■ Exercise aim:
Omit every picture and return the rest of the data unaltered.
Start
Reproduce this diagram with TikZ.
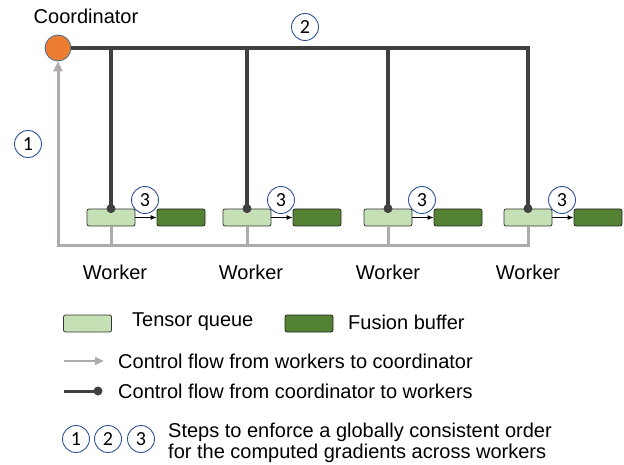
\documentclass[tikz,border=0pt]{standalone}
\usepackage{fontspec}
\setmainfont{Liberation Sans}
\newfontfamily\numfont{Carlito}
\usetikzlibrary{arrows.meta,calc}
\definecolor{orangec}{RGB}{237,125,49}
\definecolor{orangeb}{RGB}{65,113,156}
\definecolor{queuec}{RGB}{197,224,180}
\definecolor{bufferc}{RGB}{84,130,53}
\definecolor{grayflow}{RGB}{175,171,171}
\definecolor{darkflow}{RGB}{64,64,64}
\definecolor{stepblue}{RGB}{47,85,151}
\tikzset{
  lbl/.style={font=\fontsize{20}{21}\selectfont, inner sep=0pt},
  queuebox/.style={draw=black!80, line width=0.8pt, fill=queuec, rounded corners=2pt, minimum width=48pt, minimum height=17pt, inner sep=0pt},
  bufferbox/.style={draw=black!85, line width=0.8pt, fill=bufferc, rounded corners=2pt, minimum width=48pt, minimum height=17pt, inner sep=0pt},
  stepc/.style={circle, draw=stepblue, line width=0.9pt, fill=white, minimum size=27pt, inner sep=0pt, font=\numfont\fontsize{20}{20}\selectfont},
  ctrl/.style={draw=darkflow, line width=3.5pt},
  fb/.style={draw=grayflow, line width=3pt},
  qarrow/.style={draw=black, line width=1pt, -{Latex[length=6pt,width=5pt]}},
}
\begin{document}
\begin{tikzpicture}[x=1pt,y=-1pt]
\useasboundingbox (0,0) rectangle (624,465);
% coordinator
\node[circle, fill=orangec, draw=orangeb, line width=0.8pt, minimum size=26pt, inner sep=0pt] (coord) at (58,48) {};
\node[lbl] (coordlbl) at (86,16) {Coordinator};
% workers
\foreach \i/\x/\wx in {1/111/115, 2/247/251, 3/388/388, 4/528/528} {
  \node[queuebox] (q\i) at (\x,217.5) {};
  \node[bufferbox] (b\i) at (\x+70,217.5) {};
  \node[lbl] (w\i) at (\wx,272.5) {Worker};
}
\coordinate (bl) at (58,246);
% gray control flow (workers -> coordinator)
\draw[fb] (q1.south) -- (q1.south |- bl);
\draw[fb] (q2.south) -- (q2.south |- bl);
\draw[fb] (q3.south) -- (q3.south |- bl);
\draw[fb, -{Triangle[length=10pt,width=9pt]}] (q4.south) |- (bl) -- (coord.south);
% dark control flow (coordinator -> workers)
\draw[ctrl] (coord.east) -- (q4.north |- coord) -- (q4.north);
\draw[ctrl] (q1.north |- coord) -- (q1.north);
\draw[ctrl] (q2.north |- coord) -- (q2.north);
\draw[ctrl] (q3.north |- coord) -- (q3.north);
\foreach \i in {1,2,3,4} {
  \fill[darkflow] (q\i.north) circle (4.5pt);
  \draw[qarrow] (q\i.east) -- (b\i.west);
  \node[stepc] (s3\i) at ($(q\i.center)+(34,-17.5)$) {3};
}
% steps 1 and 2
\node[stepc] (s1) at (28,144) {1};
\node[stepc] (s2) at (305,27) {2};
% legend
\node[queuebox] (lq) at (87.5,323.5) {};
\node[lbl, anchor=west] (lqt) at (132,322) {Tensor queue};
\node[bufferbox] (lb) at (309,323.5) {};
\node[lbl, anchor=west] (lbt) at (348,322) {Fusion buffer};
\coordinate (ga1) at (64,361);
\coordinate (ga2) at (104,361);
\draw[fb, line width=2.5pt, -{Triangle[length=9pt,width=8pt]}] (ga1) -- (ga2);
\node[lbl, anchor=west] (gat) at (118,361) {Control flow from workers to coordinator};
\coordinate (da1) at (64,391);
\coordinate (da2) at (98,391);
\draw[ctrl, line width=3pt] (da1) -- (da2);
\fill[darkflow] (da2) circle (4.5pt);
\node[lbl, anchor=west] (dat) at (118,391) {Control flow from coordinator to workers};
\node[stepc] (ls1) at (76,439) {1};
\node[stepc] (ls2) at (108,439) {2};
\node[stepc] (ls3) at (141,439) {3};
\node[lbl, anchor=base west] (lst1) at (168,437) {Steps to enforce a globally consistent order};
\node[lbl, anchor=base west] (lst2) at (168,458) {for the computed gradients across workers};
\end{tikzpicture}
\end{document}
End
■ Answer:
Reproduce this diagram with TikZ.
\documentclass[tikz,border=0pt]{standalone}
\usepackage{fontspec}
\setmainfont{Liberation Sans}
\newfontfamily\numfont{Carlito}
\usetikzlibrary{arrows.meta,calc}
\definecolor{orangec}{RGB}{237,125,49}
\definecolor{orangeb}{RGB}{65,113,156}
\definecolor{queuec}{RGB}{197,224,180}
\definecolor{bufferc}{RGB}{84,130,53}
\definecolor{grayflow}{RGB}{175,171,171}
\definecolor{darkflow}{RGB}{64,64,64}
\definecolor{stepblue}{RGB}{47,85,151}
\tikzset{
  lbl/.style={font=\fontsize{20}{21}\selectfont, inner sep=0pt},
  queuebox/.style={draw=black!80, line width=0.8pt, fill=queuec, rounded corners=2pt, minimum width=48pt, minimum height=17pt, inner sep=0pt},
  bufferbox/.style={draw=black!85, line width=0.8pt, fill=bufferc, rounded corners=2pt, minimum width=48pt, minimum height=17pt, inner sep=0pt},
  stepc/.style={circle, draw=stepblue, line width=0.9pt, fill=white, minimum size=27pt, inner sep=0pt, font=\numfont\fontsize{20}{20}\selectfont},
  ctrl/.style={draw=darkflow, line width=3.5pt},
  fb/.style={draw=grayflow, line width=3pt},
  qarrow/.style={draw=black, line width=1pt, -{Latex[length=6pt,width=5pt]}},
}
\begin{document}
\begin{tikzpicture}[x=1pt,y=-1pt]
\useasboundingbox (0,0) rectangle (624,465);
% coordinator
\node[circle, fill=orangec, draw=orangeb, line width=0.8pt, minimum size=26pt, inner sep=0pt] (coord) at (58,48) {};
\node[lbl] (coordlbl) at (86,16) {Coordinator};
% workers
\foreach \i/\x/\wx in {1/111/115, 2/247/251, 3/388/388, 4/528/528} {
  \node[queuebox] (q\i) at (\x,217.5) {};
  \node[bufferbox] (b\i) at (\x+70,217.5) {};
  \node[lbl] (w\i) at (\wx,272.5) {Worker};
}
\coordinate (bl) at (58,246);
% gray control flow (workers -> coordinator)
\draw[fb] (q1.south) -- (q1.south |- bl);
\draw[fb] (q2.south) -- (q2.south |- bl);
\draw[fb] (q3.south) -- (q3.south |- bl);
\draw[fb, -{Triangle[length=10pt,width=9pt]}] (q4.south) |- (bl) -- (coord.south);
% dark control flow (coordinator -> workers)
\draw[ctrl] (coord.east) -- (q4.north |- coord) -- (q4.north);
\draw[ctrl] (q1.north |- coord) -- (q1.north);
\draw[ctrl] (q2.north |- coord) -- (q2.north);
\draw[ctrl] (q3.north |- coord) -- (q3.north);
\foreach \i in {1,2,3,4} {
  \fill[darkflow] (q\i.north) circle (4.5pt);
  \draw[qarrow] (q\i.east) -- (b\i.west);
  \node[stepc] (s3\i) at ($(q\i.center)+(34,-17.5)$) {3};
}
% steps 1 and 2
\node[stepc] (s1) at (28,144) {1};
\node[stepc] (s2) at (305,27) {2};
% legend
\node[queuebox] (lq) at (87.5,323.5) {};
\node[lbl, anchor=west] (lqt) at (132,322) {Tensor queue};
\node[bufferbox] (lb) at (309,323.5) {};
\node[lbl, anchor=west] (lbt) at (348,322) {Fusion buffer};
\coordinate (ga1) at (64,361);
\coordinate (ga2) at (104,361);
\draw[fb, line width=2.5pt, -{Triangle[length=9pt,width=8pt]}] (ga1) -- (ga2);
\node[lbl, anchor=west] (gat) at (118,361) {Control flow from workers to coordinator};
\coordinate (da1) at (64,391);
\coordinate (da2) at (98,391);
\draw[ctrl, line width=3pt] (da1) -- (da2);
\fill[darkflow] (da2) circle (4.5pt);
\node[lbl, anchor=west] (dat) at (118,391) {Control flow from coordinator to workers};
\node[stepc] (ls1) at (76,439) {1};
\node[stepc] (ls2) at (108,439) {2};
\node[stepc] (ls3) at (141,439) {3};
\node[lbl, anchor=base west] (lst1) at (168,437) {Steps to enforce a globally consistent order};
\node[lbl, anchor=base west] (lst2) at (168,458) {for the computed gradients across workers};
\end{tikzpicture}
\end{document}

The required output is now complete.